Stated exercise: Copy the material that follows word for word and omit its pictures.

►

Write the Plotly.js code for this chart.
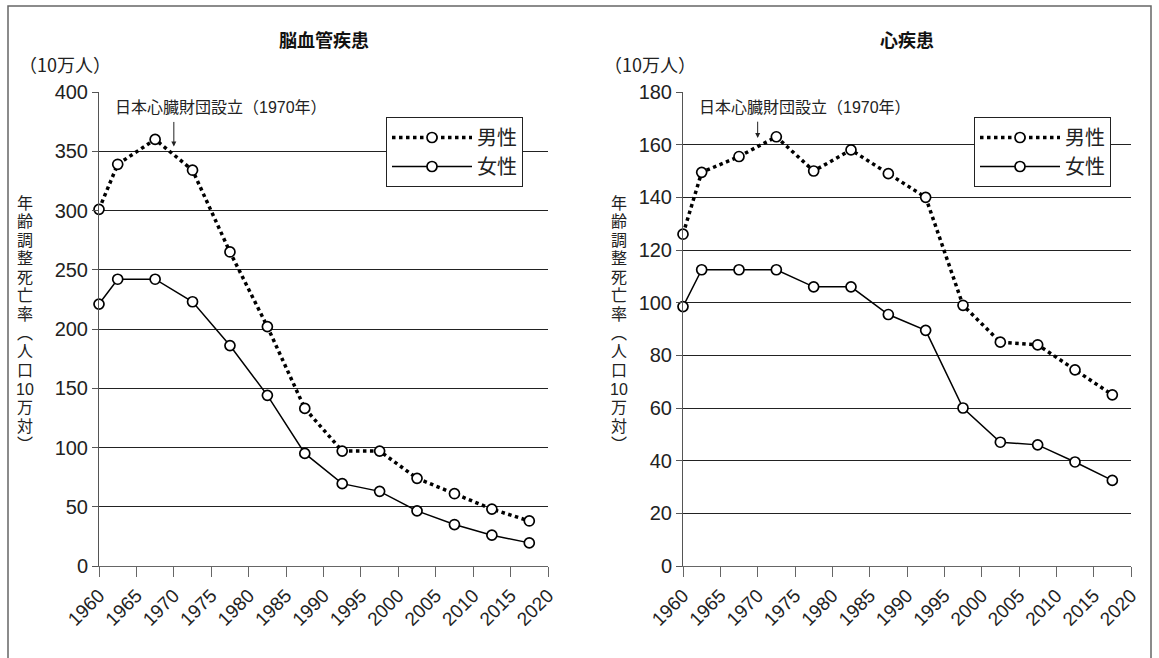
<!DOCTYPE html>
<html>
<head>
<meta charset="utf-8">
<script src="https://cdn.plot.ly/plotly-3.0.1.min.js"></script>
<style>html,body{margin:0;padding:0;background:#fff;}#chart{width:1159px;height:658px;}</style>
</head>
<body>
<div id="chart"></div>
<script>
// ---- data ----
const years = [1960, 1962.5, 1967.5, 1972.5, 1977.5, 1982.5, 1987.5, 1992.5, 1997.5, 2002.5, 2007.5, 2012.5, 2017.5];
const cerebroMale   = [301, 339, 360, 334, 265, 202, 133, 97, 97, 74, 61, 48, 38];
const cerebroFemale = [221, 242, 242, 223, 186, 144, 95, 69.5, 63, 46.5, 35, 26, 19.5];
const heartMale     = [126, 149.5, 155.5, 163, 150, 158, 149, 140, 99, 85, 84, 74.5, 65];
const heartFemale   = [98.5, 112.5, 112.5, 112.5, 106, 106, 95.5, 89.5, 60, 47, 46, 39.5, 32.5];
const seriesNames = ['男性', '女性'];
const panelTitles = ['脳血管疾患', '心疾患'];
const unitLabel = '（10万人）';
const yTitleChars = ['年','齢','調','整','死','亡','率','︵','人','口','10','万','対','︶'];
const eventLabel = '日本心臓財団設立（1970年）';
const eventYear = 1970;
const xTickVals = [1960,1965,1970,1975,1980,1985,1990,1995,2000,2005,2010,2015,2020];

// ---- styling ----
const W = 1159, H = 658;
const px = v => v / W;
const py = v => 1 - v / H;
const FONT = 'Liberation Sans, Arial, Noto Sans CJK JP, sans-serif';
const CJK = 'Noto Sans CJK JP, sans-serif';

const markerStyle = {symbol: 'circle', size: 10, color: '#fff', line: {color: '#000', width: 1.7}};
function mkTrace(y, sex, xa, ya, legendId, showleg) {
  return {
    x: years, y: y, type: 'scatter', mode: 'lines+markers',
    name: seriesNames[sex], xaxis: xa, yaxis: ya, legend: legendId, showlegend: showleg,
    line: sex === 0 ? {color: '#000', width: 3.5, dash: 'dot'} : {color: '#000', width: 1.5},
    marker: markerStyle, cliponaxis: false, hoverinfo: 'x+y+name'
  };
}
const data = [
  mkTrace(cerebroMale, 0, 'x', 'y', 'legend', true),
  mkTrace(cerebroFemale, 1, 'x', 'y', 'legend', true),
  mkTrace(heartMale, 0, 'x2', 'y2', 'legend2', true),
  mkTrace(heartFemale, 1, 'x2', 'y2', 'legend2', true)
];

const yDomain = [py(566), py(92)];
function xAxis(dom, anchor) {
  return {
    domain: dom, anchor: anchor, range: [1960, 2020], tickvals: xTickVals,
    ticktext: xTickVals.map(String), tickangle: -45, ticks: 'outside', ticklen: 10,
    tickcolor: '#666', tickwidth: 1, showline: true, linecolor: '#666', linewidth: 1,
    showgrid: false, zeroline: false, tickfont: {family: FONT, size: 19, color: '#222'}
  };
}
function yAxis(anchor, maxv, step) {
  return {
    domain: yDomain, anchor: anchor, range: [0, maxv], dtick: step, tick0: 0,
    ticks: 'outside', ticklen: 6, tickcolor: '#555', showline: true, linecolor: '#555',
    linewidth: 1, showgrid: true, gridcolor: '#222', gridwidth: 1, zeroline: false,
    tickfont: {family: FONT, size: 20, color: '#222'}
  };
}

const annotations = [];
const panels = [
  {cx: 323.5, unitX: 65, ytX: 25, evX: 221, xref: 'x', yref: 'y', head: 354, tail: 376},
  {cx: 907, unitX: 650, ytX: 619, evX: 805, xref: 'x2', yref: 'y2', head: 162.5, tail: 169.3}
];
panels.forEach((p, i) => {
  annotations.push({xref: 'paper', yref: 'paper', x: px(p.cx), y: py(39), text: '<b>' + panelTitles[i] + '</b>',
    showarrow: false, font: {family: CJK, size: 18, color: '#111'}, xanchor: 'center', yanchor: 'middle'});
  annotations.push({xref: 'paper', yref: 'paper', x: px(p.unitX), y: py(64), text: unitLabel,
    showarrow: false, font: {family: CJK, size: 18, color: '#222'}, xanchor: 'center', yanchor: 'middle'});
  yTitleChars.forEach((ch, k) => {
    annotations.push({xref: 'paper', yref: 'paper', x: px(p.ytX), y: py(203 + k * 18.6), text: ch,
      showarrow: false, font: {family: FONT, size: 16, color: '#222'},
      xanchor: 'center', yanchor: 'middle'});
  });
  annotations.push({xref: 'paper', yref: 'paper', x: px(p.evX), y: py(108), text: eventLabel,
    showarrow: false, font: {family: FONT, size: 16, color: '#222'}, xanchor: 'center', yanchor: 'middle'});
  annotations.push({xref: p.xref, yref: p.yref, x: eventYear, y: p.head, axref: p.xref, ayref: p.yref,
    ax: eventYear, ay: p.tail, text: '', showarrow: true, arrowhead: 2, arrowsize: 1, arrowwidth: 1,
    arrowcolor: '#222'});
});

const legendBase = {
  xanchor: 'left', yanchor: 'top', bgcolor: '#fff', bordercolor: '#222', borderwidth: 1,
  font: {family: CJK, size: 20, color: '#222'}, orientation: 'v', tracegroupgap: 0,
  itemwidth: 80
};

const layout = {
  width: W, height: H, margin: {l: 0, r: 0, t: 0, b: 0, pad: 0},
  paper_bgcolor: '#fff', plot_bgcolor: '#fff', font: {family: FONT, color: '#222'},
  showlegend: true,
  xaxis: xAxis([px(99), px(548)], 'y'),
  yaxis: yAxis('x', 400, 50),
  xaxis2: xAxis([px(683), px(1131)], 'y2'),
  yaxis2: yAxis('x2', 180, 20),
  legend: Object.assign({x: px(386), y: py(117)}, legendBase),
  legend2: Object.assign({x: px(974), y: py(117)}, legendBase),
  annotations: annotations,
  shapes: [{type: 'rect', xref: 'paper', yref: 'paper', x0: px(8), x1: px(1151), y0: -0.1, y1: py(6),
    line: {color: '#666', width: 1.5}, fillcolor: 'rgba(0,0,0,0)', layer: 'below'}]
};

Plotly.newPlot('chart', data, layout, {displayModeBar: false, staticPlot: true});
</script>
</body>
</html>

◄

Response:
Write the Plotly.js code for this chart.
<!DOCTYPE html>
<html>
<head>
<meta charset="utf-8">
<script src="https://cdn.plot.ly/plotly-3.0.1.min.js"></script>
<style>html,body{margin:0;padding:0;background:#fff;}#chart{width:1159px;height:658px;}</style>
</head>
<body>
<div id="chart"></div>
<script>
// ---- data ----
const years = [1960, 1962.5, 1967.5, 1972.5, 1977.5, 1982.5, 1987.5, 1992.5, 1997.5, 2002.5, 2007.5, 2012.5, 2017.5];
const cerebroMale   = [301, 339, 360, 334, 265, 202, 133, 97, 97, 74, 61, 48, 38];
const cerebroFemale = [221, 242, 242, 223, 186, 144, 95, 69.5, 63, 46.5, 35, 26, 19.5];
const heartMale     = [126, 149.5, 155.5, 163, 150, 158, 149, 140, 99, 85, 84, 74.5, 65];
const heartFemale   = [98.5, 112.5, 112.5, 112.5, 106, 106, 95.5, 89.5, 60, 47, 46, 39.5, 32.5];
const seriesNames = ['男性', '女性'];
const panelTitles = ['脳血管疾患', '心疾患'];
const unitLabel = '（10万人）';
const yTitleChars = ['年','齢','調','整','死','亡','率','︵','人','口','10','万','対','︶'];
const eventLabel = '日本心臓財団設立（1970年）';
const eventYear = 1970;
const xTickVals = [1960,1965,1970,1975,1980,1985,1990,1995,2000,2005,2010,2015,2020];

// ---- styling ----
const W = 1159, H = 658;
const px = v => v / W;
const py = v => 1 - v / H;
const FONT = 'Liberation Sans, Arial, Noto Sans CJK JP, sans-serif';
const CJK = 'Noto Sans CJK JP, sans-serif';

const markerStyle = {symbol: 'circle', size: 10, color: '#fff', line: {color: '#000', width: 1.7}};
function mkTrace(y, sex, xa, ya, legendId, showleg) {
  return {
    x: years, y: y, type: 'scatter', mode: 'lines+markers',
    name: seriesNames[sex], xaxis: xa, yaxis: ya, legend: legendId, showlegend: showleg,
    line: sex === 0 ? {color: '#000', width: 3.5, dash: 'dot'} : {color: '#000', width: 1.5},
    marker: markerStyle, cliponaxis: false, hoverinfo: 'x+y+name'
  };
}
const data = [
  mkTrace(cerebroMale, 0, 'x', 'y', 'legend', true),
  mkTrace(cerebroFemale, 1, 'x', 'y', 'legend', true),
  mkTrace(heartMale, 0, 'x2', 'y2', 'legend2', true),
  mkTrace(heartFemale, 1, 'x2', 'y2', 'legend2', true)
];

const yDomain = [py(566), py(92)];
function xAxis(dom, anchor) {
  return {
    domain: dom, anchor: anchor, range: [1960, 2020], tickvals: xTickVals,
    ticktext: xTickVals.map(String), tickangle: -45, ticks: 'outside', ticklen: 10,
    tickcolor: '#666', tickwidth: 1, showline: true, linecolor: '#666', linewidth: 1,
    showgrid: false, zeroline: false, tickfont: {family: FONT, size: 19, color: '#222'}
  };
}
function yAxis(anchor, maxv, step) {
  return {
    domain: yDomain, anchor: anchor, range: [0, maxv], dtick: step, tick0: 0,
    ticks: 'outside', ticklen: 6, tickcolor: '#555', showline: true, linecolor: '#555',
    linewidth: 1, showgrid: true, gridcolor: '#222', gridwidth: 1, zeroline: false,
    tickfont: {family: FONT, size: 20, color: '#222'}
  };
}

const annotations = [];
const panels = [
  {cx: 323.5, unitX: 65, ytX: 25, evX: 221, xref: 'x', yref: 'y', head: 354, tail: 376},
  {cx: 907, unitX: 650, ytX: 619, evX: 805, xref: 'x2', yref: 'y2', head: 162.5, tail: 169.3}
];
panels.forEach((p, i) => {
  annotations.push({xref: 'paper', yref: 'paper', x: px(p.cx), y: py(39), text: '<b>' + panelTitles[i] + '</b>',
    showarrow: false, font: {family: CJK, size: 18, color: '#111'}, xanchor: 'center', yanchor: 'middle'});
  annotations.push({xref: 'paper', yref: 'paper', x: px(p.unitX), y: py(64), text: unitLabel,
    showarrow: false, font: {family: CJK, size: 18, color: '#222'}, xanchor: 'center', yanchor: 'middle'});
  yTitleChars.forEach((ch, k) => {
    annotations.push({xref: 'paper', yref: 'paper', x: px(p.ytX), y: py(203 + k * 18.6), text: ch,
      showarrow: false, font: {family: FONT, size: 16, color: '#222'},
      xanchor: 'center', yanchor: 'middle'});
  });
  annotations.push({xref: 'paper', yref: 'paper', x: px(p.evX), y: py(108), text: eventLabel,
    showarrow: false, font: {family: FONT, size: 16, color: '#222'}, xanchor: 'center', yanchor: 'middle'});
  annotations.push({xref: p.xref, yref: p.yref, x: eventYear, y: p.head, axref: p.xref, ayref: p.yref,
    ax: eventYear, ay: p.tail, text: '', showarrow: true, arrowhead: 2, arrowsize: 1, arrowwidth: 1,
    arrowcolor: '#222'});
});

const legendBase = {
  xanchor: 'left', yanchor: 'top', bgcolor: '#fff', bordercolor: '#222', borderwidth: 1,
  font: {family: CJK, size: 20, color: '#222'}, orientation: 'v', tracegroupgap: 0,
  itemwidth: 80
};

const layout = {
  width: W, height: H, margin: {l: 0, r: 0, t: 0, b: 0, pad: 0},
  paper_bgcolor: '#fff', plot_bgcolor: '#fff', font: {family: FONT, color: '#222'},
  showlegend: true,
  xaxis: xAxis([px(99), px(548)], 'y'),
  yaxis: yAxis('x', 400, 50),
  xaxis2: xAxis([px(683), px(1131)], 'y2'),
  yaxis2: yAxis('x2', 180, 20),
  legend: Object.assign({x: px(386), y: py(117)}, legendBase),
  legend2: Object.assign({x: px(974), y: py(117)}, legendBase),
  annotations: annotations,
  shapes: [{type: 'rect', xref: 'paper', yref: 'paper', x0: px(8), x1: px(1151), y0: -0.1, y1: py(6),
    line: {color: '#666', width: 1.5}, fillcolor: 'rgba(0,0,0,0)', layer: 'below'}]
};

Plotly.newPlot('chart', data, layout, {displayModeBar: false, staticPlot: true});
</script>
</body>
</html>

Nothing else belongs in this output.